The song's catchy chorus, repeated many times, runs:
(woof! woof! woof! woof!)
Dog Police!
Where are you coming from?
Dog Police!
Nobody knows who you are!

It has been pointed out that this chorus has the same lyrics as the theme for the "Spidey Super Stories" segment that aired from 1974 to 1977 on the educational children's TV show The Electric Company. That song was written by the show's music director, composer Gary William Friedman.

==Video==
In the video, Tony Thomas plays the man on a date, picking up a beautiful woman wearing a dog mask. When the Dog Police show up, the three band members perform as hound-faced detectives in trench coats. The three are also seen on stage, singing in bright-colored outfits; at the end of the video, they mix the costumes, wearing the dog faces and hats but dressed as band members from the neck down.

The "Dog Police" music video was produced by Wayne Crook and directed by Joe Mulherin, with costumes and dog masks by William "Bill" Knopfler and cinematography by documentary filmmaker Larry McConkey. The club scene was shot in the Madison House, a Memphis club.
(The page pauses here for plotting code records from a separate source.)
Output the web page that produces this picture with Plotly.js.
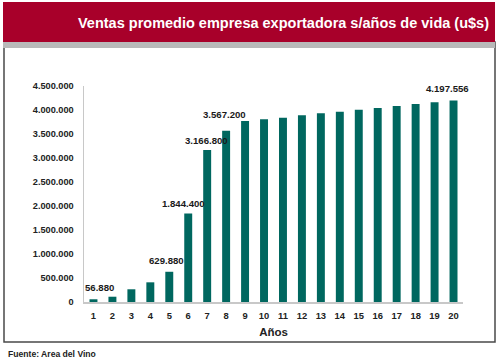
<!DOCTYPE html>
<html>
<head>
<meta charset="utf-8">
<script src="https://cdn.plot.ly/plotly-3.0.1.min.js"></script>
<style>
html,body{margin:0;padding:0;background:#fff;}
#chart{width:500px;height:363px;}
</style>
</head>
<body>
<div id="chart"></div>
<script>
// ---- data ----
const years = ['1','2','3','4','5','6','7','8','9','10','11','12','13','14','15','16','17','18','19','20'];
const ventas = [56880, 110000, 265000, 410000, 629880, 1844400, 3166800, 3567200, 3770000, 3806000,
                3840000, 3890000, 3930000, 3965000, 4006000, 4040000, 4083000, 4125000, 4160000, 4197556];
const labeledYears = ['1','5','6','7','8','20'];
const yTicks = [0, 500000, 1000000, 1500000, 2000000, 2500000, 3000000, 3500000, 4000000, 4500000];
const titleText = 'Ventas promedio empresa exportadora s/años de vida (u$s)';
const xTitle = 'Años';
const sourceText = 'Fuente: Area del Vino';

// ---- layout helpers (pixel -> paper) ----
const W = 500, H = 363;
const M = {l: 84, r: 37, t: 86, b: 61};
const pw = W - M.l - M.r, ph = H - M.t - M.b;
const px = x => (x - M.l) / pw;
const py = y => (H - M.b - y) / ph;

function fmt(v){ return String(v).replace(/\B(?=(\d{3})+(?!\d))/g, '.'); }

// label offsets (style only)
const labelShift = {'1':[6,12], '5':[-3,11], '6':[-5,10], '7':[-1,9], '8':[-2,16], '20':[-6,12]};

const labelAnn = labeledYears.map(y => {
  const i = years.indexOf(y);
  return {
    x: i, y: ventas[i], xref: 'x', yref: 'y',
    text: fmt(ventas[i]), showarrow: false,
    xanchor: 'center', yanchor: 'middle',
    xshift: labelShift[y][0], yshift: labelShift[y][1],
    font: {family: 'Liberation Sans, Arial, sans-serif', size: 9.6, color: '#1a1a1a', weight: 'bold'}
  };
});

const trace = {
  type: 'bar', x: years, y: ventas,
  marker: {color: '#00675F'},
  hoverinfo: 'skip'
};

const layout = {
  width: W, height: H,
  margin: M,
  paper_bgcolor: 'rgba(0,0,0,0)', plot_bgcolor: 'rgba(0,0,0,0)',
  separators: ',.',
  bargap: 0.58,
  showlegend: false,
  font: {family: 'Liberation Sans, Arial, sans-serif', color: '#222'},
  xaxis: {
    type: 'category',
    range: [-0.5, years.length - 0.5],
    showline: true, linecolor: '#C8C8C8', linewidth: 1.5,
    showgrid: false, zeroline: false, ticks: '',
    ticklabelstandoff: 4,
    tickfont: {size: 9.4, color: '#222', weight: 'bold'},
    title: {text: xTitle, font: {size: 11.5, color: '#222', weight: 'bold'}, standoff: 8}
  },
  yaxis: {
    range: [0, 4500000],
    tickvals: yTicks, ticktext: yTicks.map(fmt),
    showline: true, linecolor: '#C8C8C8', linewidth: 1.5,
    showgrid: false, zeroline: false, ticks: '',
    ticklabelstandoff: 7,
    tickfont: {size: 9.2, color: '#222', weight: 'bold'}
  },
  shapes: [
    // outer frame
    {type: 'rect', xref: 'paper', yref: 'paper', x0: px(4), x1: px(495), y0: py(342), y1: py(42),
     line: {color: '#4a4a4a', width: 1.5}, fillcolor: 'rgba(0,0,0,0)', layer: 'below'},
    // gray strip
    {type: 'rect', xref: 'paper', yref: 'paper', x0: px(3), x1: px(495), y0: py(48), y1: py(41),
     line: {width: 0}, fillcolor: '#B9B9B9', layer: 'below'},
    // red banner
    {type: 'rect', xref: 'paper', yref: 'paper', x0: px(3), x1: px(495), y0: py(42), y1: py(2),
     line: {width: 0}, fillcolor: '#A8002A', layer: 'below'}
  ],
  annotations: [
    {xref: 'paper', yref: 'paper', x: px(491), y: py(23), xanchor: 'right', yanchor: 'middle',
     text: titleText, showarrow: false,
     font: {family: 'Liberation Sans, Arial, sans-serif', size: 14.5, color: '#ffffff', weight: 'bold'}},
    {xref: 'paper', yref: 'paper', x: px(6), y: py(354), xanchor: 'left', yanchor: 'middle',
     text: sourceText, showarrow: false,
     font: {family: 'Liberation Sans, Arial, sans-serif', size: 8.6, color: '#222', weight: 'bold'}}
  ].concat(labelAnn)
};

Plotly.newPlot('chart', [trace], layout, {displayModeBar: false, staticPlot: true});
</script>
</body>
</html>
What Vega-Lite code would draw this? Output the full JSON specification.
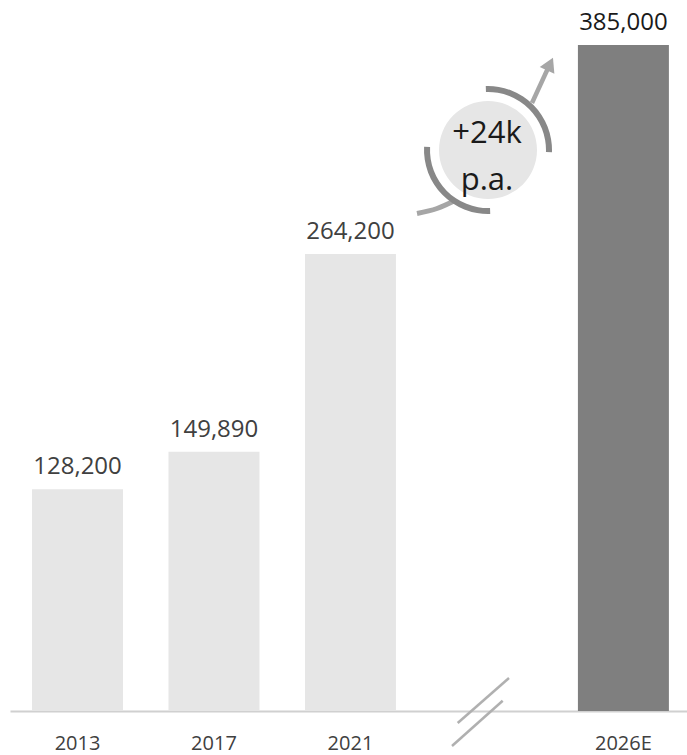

Dog Police got their big break on MTV's Basement Tapes, a late-night show that premiered in March 1983, holding a monthly competition to select the best unsigned band. Bands were invited to submit video cassettes of their performances, and viewers were given a 1-900 number to vote for their favorites. The "Dog Police" video won the semi-final round in January 1984, winning five thousand dollars in equipment and the right to compete in the finals in April. The final prize was $25,000 worth of equipment and a recording contract with EMI. The band took second place in the finals.

Following the song's January win, the video was a minor sensation on MTV, and it played in light rotation (two plays a day) during the month of February. The video also aired on USA Network's Night Flight on August 17, 1984, and MTV's Al TV on September 3.

==Television pilot==
An eight-and-a-half minute TV pilot titled The Dog Police was produced in spring 1990. The pilot also stars three dog-faced detectives in trenchcoats and hats, with marginally more realistic canine heads, who work for the police department in an otherwise human workplace-sitcom world. The theme song states that the dogs come from outer space, with no further explanation.

The song has new lyrics, replacing the "Spidey Stories" plagiarism with a new chorus:

(woof! woof! woof! woof!)
Dog Police!
They're righting every wrong
Dog Police!
Helping wherever you go!

The three detectives are Bowser, his ex-wife Mia, and his best friend Ollie. The dogs are endowed with super-humanoid powers: they have ESP, they can run 50 miles an hour, and they can hear conversations from two miles away. Jeremy Piven appeared in the show as a beat cop, and Adam Sandler acted out the role of "Shifty," an ex-criminal who had befriended the dogs. The pilot never aired, and it was not picked up for a series.

===Pilot plot===
The pilot opens with a sequence of the Dog Police tracking down a pair of criminals with their psychic powers. After the theme, the dogs are introduced, and there's a scene of them interacting with fellow cops in the police precinct. An emergency call comes in, and the harried chief sends the dogs out to solve the crime. In the final scene, the dogs find Shifty taking the wheels off their police car; they have to use their special alien-canine powers to put the car back together before they can ride away to fight crime. Bowser wraps up by saying, "Every dog has his day. Ours is Saturday. Come join us for action and adventure, as we sniff out crime, and maybe a laugh or two. And remember: with us around, criminals might as well roll over and play dead." There are no credits.